Yazar: 19:02 Deneme

Yitik Eksiklikler

ÖZLENEN SANAT

Elimi yüzüme koyar karşımdaki doğada günle dağılan görüntüleri izlerdim. 

Fondaki resmin titreşimlerinde Renoir’ı görürdüm. O ürperten dokunuşlarındaki zarif renkler, sanki sadece çocuklukta görülebilen güzel rüyalar gibiydi. Çağdaki değişime isyan ettim, bütün gülümseten anıları yok ettiği için. Ah bilmiyordum ki, giden şeyler hiç dönmeyecek.

Leonardo’daki çizgisel estetik beni büyülerdi. Matematik zekâsı da. Ama baktım yeni bir Leonardo yok! O akıl almaz nitelikteki heykelleri de arıyor gözlerim, ama onları ancak müzelerde bulabiliyorum: ne büyük eksiklik, hayatlarımızdan gün gün uzaklaşan ışık.

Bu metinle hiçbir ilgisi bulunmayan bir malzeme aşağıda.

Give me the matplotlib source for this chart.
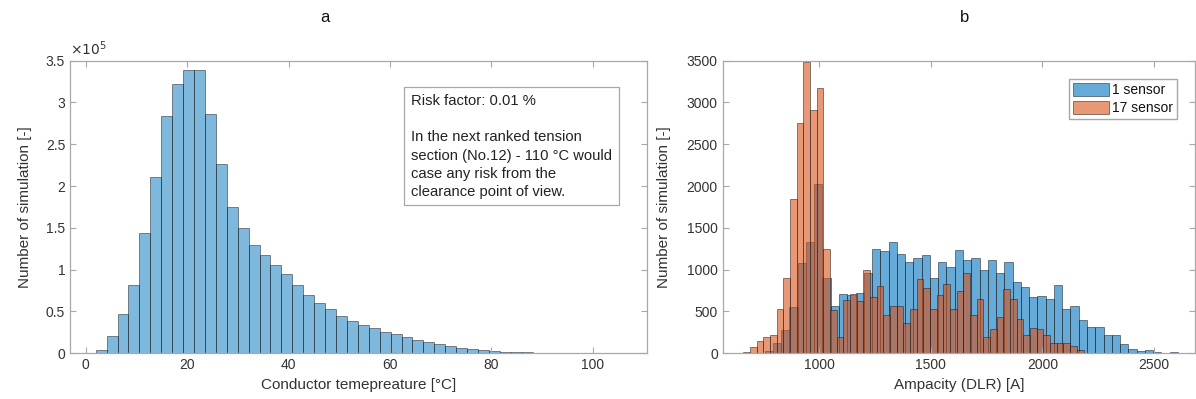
import numpy as np
import matplotlib
matplotlib.use('Agg')
import matplotlib.pyplot as plt
from matplotlib.ticker import MultipleLocator, FuncFormatter

plt.rcParams['font.family'] = ['Liberation Sans', 'DejaVu Sans']

# a: conductor temperature histogram (counts in units of 1e5)
temp_bin_start = 1.97
temp_bin_width = 2.154
temp_counts = [0.04, 0.21, 0.47, 0.82, 1.44, 2.11, 2.84, 3.22, 3.39, 3.39,
               2.86, 2.26, 1.75, 1.50, 1.29, 1.18, 1.05, 0.95, 0.82, 0.70,
               0.60, 0.53, 0.45, 0.39, 0.34, 0.30, 0.255, 0.23, 0.19, 0.165,
               0.14, 0.115, 0.09, 0.06, 0.05, 0.035, 0.025, 0.018, 0.014, 0.011,
               0.009]

# b: ampacity histograms
one_bin_start = 719.6
one_bin_width = 37.0
one_sensor = [5, 25, 120, 280, 550, 1080, 1330, 2030, 895,
              570, 710, 700, 720, 955, 1250, 1225, 1330, 1185, 1095,
              1135, 1170, 905, 1095, 1035, 1235, 1120, 1140, 995, 1115,
              960, 1095, 855, 795, 675, 685, 655, 815, 525, 565,
              400, 310, 310, 215, 215, 110, 50, 30, 40, 10,
              0, 10]

seventeen_bin_start = 661.6
seventeen_bin_width = 29.85
seventeen_sensor = [20, 80, 150, 200, 215, 525, 895, 1845, 2750, 3480,
                    2910, 3170, 1250, 515, 190, 640, 715, 625, 995, 675,
                    800, 455, 570, 570, 360, 525, 885, 775, 535, 695,
                    825, 535, 740, 955, 460, 645, 200, 285, 435, 770,
                    655, 405, 220, 300, 290, 220, 120, 120, 125, 90,
                    40]

risk_text = ("Risk factor: 0.01 %\n\n"
             "In the next ranked tension\n"
             "section (No.12) - 110 °C would\n"
             "case any risk from the\n"
             "clearance point of view.")

spine_col = '#a8a8a8'
text_col = '#333333'
blue = '#0072BD'
orange = '#D95319'


def style_axes(ax):
    for s in ax.spines.values():
        s.set_color(spine_col)
        s.set_linewidth(0.9)
    ax.tick_params(direction='in', top=True, right=True, length=4,
                   color=spine_col, labelcolor=text_col, labelsize=10)


fig = plt.figure(figsize=(11.96, 3.99), dpi=100)
W, H = 1196, 399

# ---- panel a ----
ax1 = fig.add_axes([70 / W, 1 - 353.3 / H, 577 / W, 292.7 / H])
edges1 = temp_bin_start + temp_bin_width * np.arange(len(temp_counts))
ax1.bar(edges1, temp_counts, width=temp_bin_width, align='edge',
        color=blue, alpha=0.5, edgecolor='#1a1a1a', linewidth=0.7)
ax1.set_xlim(-3.1, 110.7)
ax1.set_ylim(0, 3.5)
ax1.xaxis.set_major_locator(MultipleLocator(20))
ax1.yaxis.set_major_locator(MultipleLocator(0.5))
ax1.yaxis.set_major_formatter(FuncFormatter(lambda v, p: '%g' % v))
style_axes(ax1)
ax1.set_xlabel('Conductor temepreature [°C]', fontsize=11, color=text_col)
ax1.set_ylabel('Number of simulation [-]', fontsize=11, color=text_col, labelpad=10)
ax1.text(0.0, 1.01, r'$\times10^{5}$', transform=ax1.transAxes,
         fontsize=10, color=text_col, ha='left', va='bottom')
ax1.text(0.591, 0.886, risk_text, transform=ax1.transAxes, fontsize=10.6,
         color='#222222', ha='left', va='top', linespacing=1.38,
         bbox=dict(boxstyle='square,pad=0.45', fc='white', ec=spine_col, lw=0.9))

# ---- panel b ----
ax2 = fig.add_axes([722.7 / W, 1 - 353.3 / H, 472.3 / W, 292.7 / H])
edges_one = one_bin_start + one_bin_width * np.arange(len(one_sensor))
edges_17 = seventeen_bin_start + seventeen_bin_width * np.arange(len(seventeen_sensor))
ax2.bar(edges_one, one_sensor, width=one_bin_width, align='edge',
        color=blue, alpha=0.6, edgecolor='#1a1a1a', linewidth=0.6, label='1 sensor')
ax2.bar(edges_17, seventeen_sensor, width=seventeen_bin_width, align='edge',
        color=orange, alpha=0.6, edgecolor='#1a1a1a', linewidth=0.6, label='17 sensor')
ax2.set_xlim(569, 2683)
ax2.set_ylim(0, 3500)
ax2.xaxis.set_major_locator(MultipleLocator(500))
ax2.yaxis.set_major_locator(MultipleLocator(500))
style_axes(ax2)
ax2.set_xlabel('Ampacity (DLR) [A]', fontsize=11, color=text_col)
ax2.set_ylabel('Number of simulation [-]', fontsize=11, color=text_col, labelpad=11)
leg = ax2.legend(loc='upper right', fontsize=10, fancybox=False, framealpha=1,
                 edgecolor=spine_col, handlelength=2.6, handleheight=1.1,
                 handletextpad=0.2, borderpad=0.3, labelspacing=0.25,
                 borderaxespad=1.3)
for t in leg.get_texts():
    t.set_color('#111111')

fig.text(325 / W, 1 - 18 / H, 'a', fontsize=12, ha='center', va='center', color='#111111')
fig.text(965 / W, 1 - 18 / H, 'b', fontsize=12, ha='center', va='center', color='#111111')

fig.savefig('out.png', dpi=100)
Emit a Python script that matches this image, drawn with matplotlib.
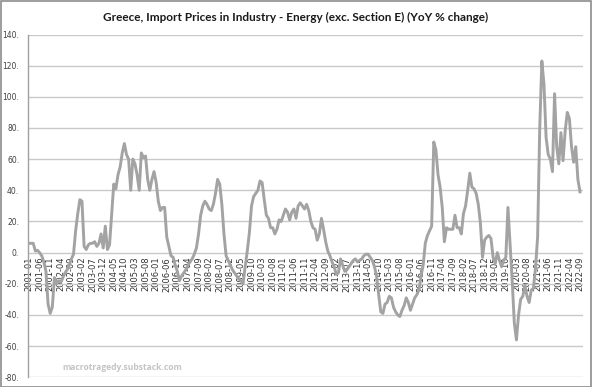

Büyülü resimlerden, Degas’nın balerinlerinden Monet’den bize iz kalan sisli renklerin özleminden sıyrılıp kitaplarıma yöneliyorum:

Henriette’den Kont Felix’e yazılan o ‘sevilene yol çizilen’ büyülü mektup da artık bir daha yazılmayacak; Balzac’ın sayfalarca süren doğa betimlemeleri ise bugün için ‘yolunu şaşırmış duygular’ artık. “Vadideki Zambak” ise tümüyle bir gönül eğitimi romanıdır; yine bir daha hiç yazılamayacak olan.. Yazılamayacak dediğim şey, teknoloji çağının felsefesinin bizden ‘yeni bir anlatım dili’ talep etmesi.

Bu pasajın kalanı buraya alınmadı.